• Given instruction: Copy out the data exactly, leaving the pictures behind.

• Supplied data:
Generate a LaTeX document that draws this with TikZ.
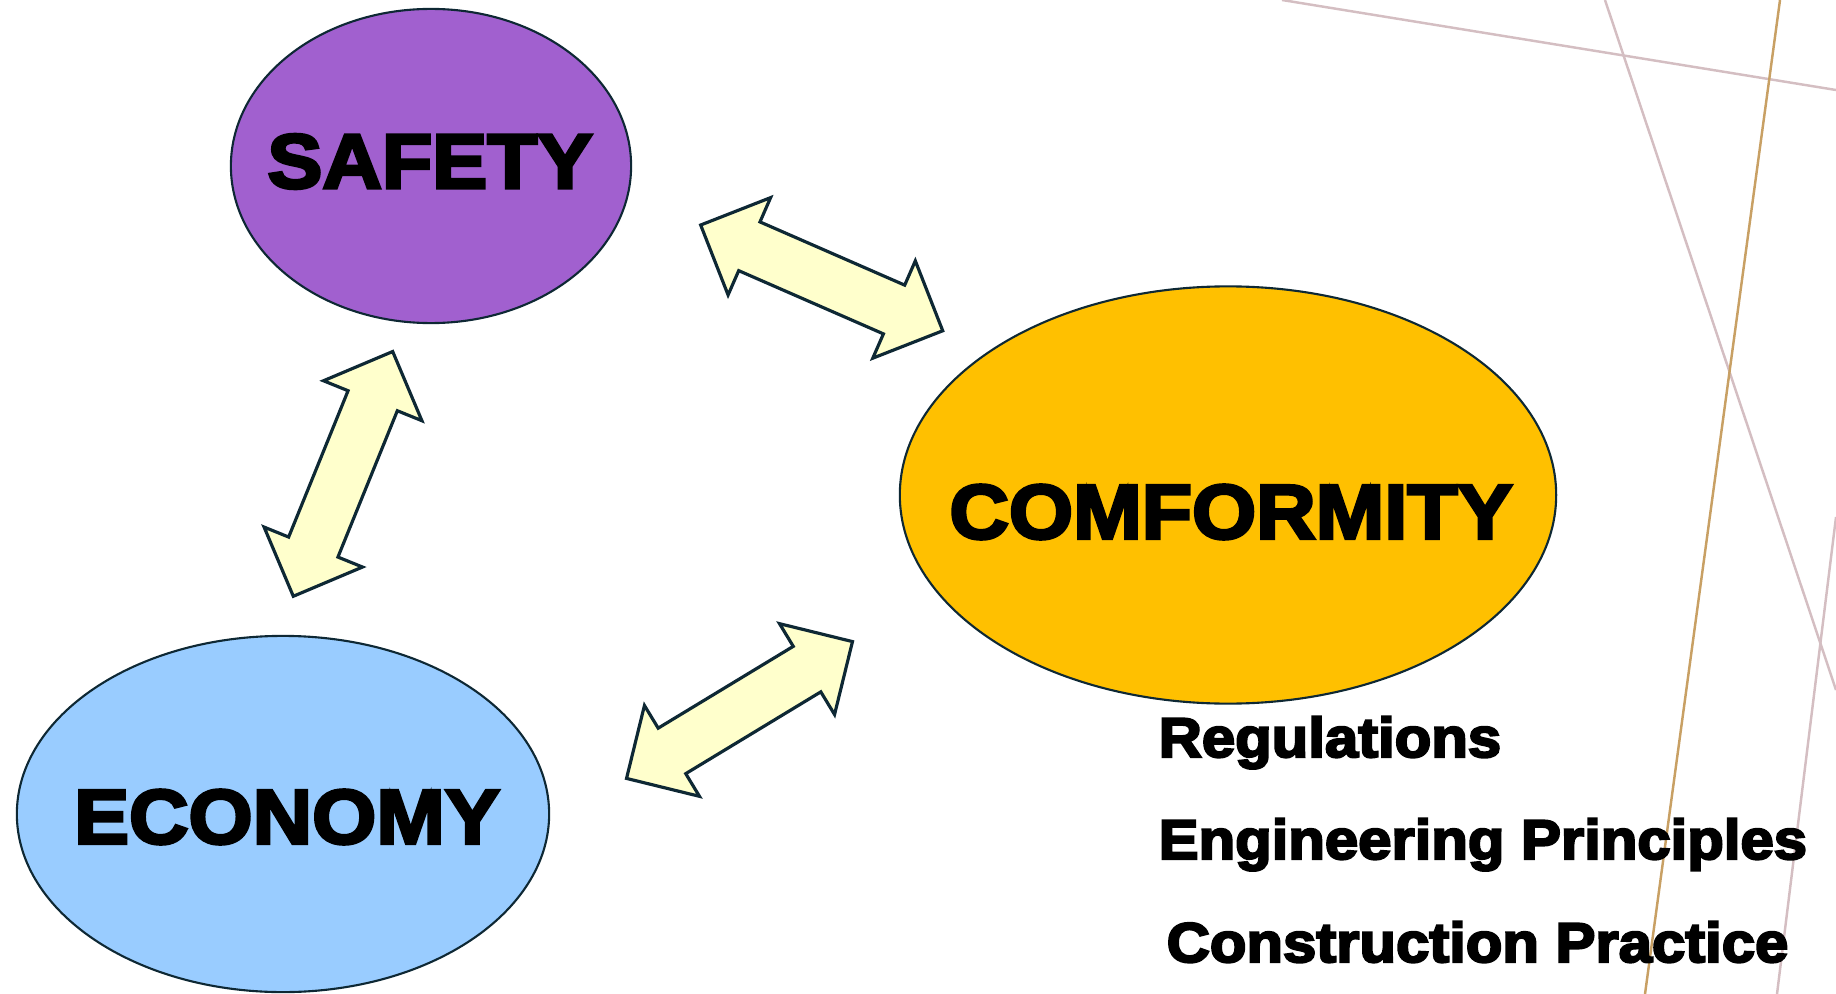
\documentclass[tikz,border=0pt]{standalone}
\usepackage{fontspec}
\usetikzlibrary{shapes.geometric,shapes.arrows}
\newfontfamily\heavyfont{Liberation Sans Bold}[FakeStretch=1.07,FakeBold=4]
\definecolor{safetypurple}{RGB}{161,96,207}
\definecolor{comfgold}{RGB}{255,192,0}
\definecolor{economyblue}{RGB}{153,204,255}
\definecolor{arrowfill}{RGB}{255,255,204}
\definecolor{edgenavy}{RGB}{14,40,52}
\definecolor{linepink}{RGB}{212,190,194}
\definecolor{linetan}{RGB}{200,160,100}

\begin{document}
\begin{tikzpicture}[x=0.01cm,y=-0.01cm,
    bubble/.style={ellipse,draw=edgenavy,line width=0.6pt,inner sep=0},
    bigword/.style={font=\heavyfont\fontsize{21.9}{26}\selectfont,inner sep=0},
    smallword/.style={font=\heavyfont\fontsize{15.9}{19}\selectfont,inner sep=0,anchor=base west},
    twoway/.style={double arrow,draw=edgenavy,fill=arrowfill,line width=0.9pt,
        minimum height=2.64cm,inner xsep=0,inner ysep=0.25cm,double arrow head extend=0.265cm},
    thinline/.style={line width=0.7pt}]
    \useasboundingbox (0,0) rectangle (1836,994);
    % lines in the corner
    \draw[thinline,draw=linepink] (1282,0) -- (1836,90);
    \draw[thinline,draw=linepink] (1605,0) -- (1836,690);
    \draw[thinline,draw=linepink] (1836,517) -- (1777,994);
    \draw[thinline,draw=linetan] (1780,0) -- (1645,994);
    % the three ellipses
    \node[bubble,fill=safetypurple,minimum width=4cm,minimum height=3.14cm] (safety) at (431,166) {};
    \node[bubble,fill=comfgold,minimum width=6.56cm,minimum height=4.17cm] (comf) at (1228,495) {};
    \node[bubble,fill=economyblue,minimum width=5.32cm,minimum height=3.56cm] (economy) at (283,814) {};
    \node[bigword] (safetyword) at (430,161.5) {SAFETY};
    \node[bigword] (comfword) at (1231,512) {COMFORMITY};
    \node[bigword] (economyword) at (287,817) {ECONOMY};
    % block arrows between them
    \node[twoway,rotate=-23.6] (safetycomf) at (821.7,277.9) {};
    \node[twoway,rotate=67.9] (safetyeconomy) at (343,473.9) {};
    \node[twoway,rotate=31.2] (economycomf) at (739.5,710) {};
    % what comformity means
    \node[smallword] (regs) at (1158,757) {Regulations};
    \node[smallword] (principles) at (1158,859) {Engineering Principles};
    \node[smallword] (practice) at (1166,962) {Construction Practice};
\end{tikzpicture}
\end{document}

• Response below:
Generate a LaTeX document that draws this with TikZ.
\documentclass[tikz,border=0pt]{standalone}
\usepackage{fontspec}
\usetikzlibrary{shapes.geometric,shapes.arrows}
\newfontfamily\heavyfont{Liberation Sans Bold}[FakeStretch=1.07,FakeBold=4]
\definecolor{safetypurple}{RGB}{161,96,207}
\definecolor{comfgold}{RGB}{255,192,0}
\definecolor{economyblue}{RGB}{153,204,255}
\definecolor{arrowfill}{RGB}{255,255,204}
\definecolor{edgenavy}{RGB}{14,40,52}
\definecolor{linepink}{RGB}{212,190,194}
\definecolor{linetan}{RGB}{200,160,100}

\begin{document}
\begin{tikzpicture}[x=0.01cm,y=-0.01cm,
    bubble/.style={ellipse,draw=edgenavy,line width=0.6pt,inner sep=0},
    bigword/.style={font=\heavyfont\fontsize{21.9}{26}\selectfont,inner sep=0},
    smallword/.style={font=\heavyfont\fontsize{15.9}{19}\selectfont,inner sep=0,anchor=base west},
    twoway/.style={double arrow,draw=edgenavy,fill=arrowfill,line width=0.9pt,
        minimum height=2.64cm,inner xsep=0,inner ysep=0.25cm,double arrow head extend=0.265cm},
    thinline/.style={line width=0.7pt}]
    \useasboundingbox (0,0) rectangle (1836,994);
    % lines in the corner
    \draw[thinline,draw=linepink] (1282,0) -- (1836,90);
    \draw[thinline,draw=linepink] (1605,0) -- (1836,690);
    \draw[thinline,draw=linepink] (1836,517) -- (1777,994);
    \draw[thinline,draw=linetan] (1780,0) -- (1645,994);
    % the three ellipses
    \node[bubble,fill=safetypurple,minimum width=4cm,minimum height=3.14cm] (safety) at (431,166) {};
    \node[bubble,fill=comfgold,minimum width=6.56cm,minimum height=4.17cm] (comf) at (1228,495) {};
    \node[bubble,fill=economyblue,minimum width=5.32cm,minimum height=3.56cm] (economy) at (283,814) {};
    \node[bigword] (safetyword) at (430,161.5) {SAFETY};
    \node[bigword] (comfword) at (1231,512) {COMFORMITY};
    \node[bigword] (economyword) at (287,817) {ECONOMY};
    % block arrows between them
    \node[twoway,rotate=-23.6] (safetycomf) at (821.7,277.9) {};
    \node[twoway,rotate=67.9] (safetyeconomy) at (343,473.9) {};
    \node[twoway,rotate=31.2] (economycomf) at (739.5,710) {};
    % what comformity means
    \node[smallword] (regs) at (1158,757) {Regulations};
    \node[smallword] (principles) at (1158,859) {Engineering Principles};
    \node[smallword] (practice) at (1166,962) {Construction Practice};
\end{tikzpicture}
\end{document}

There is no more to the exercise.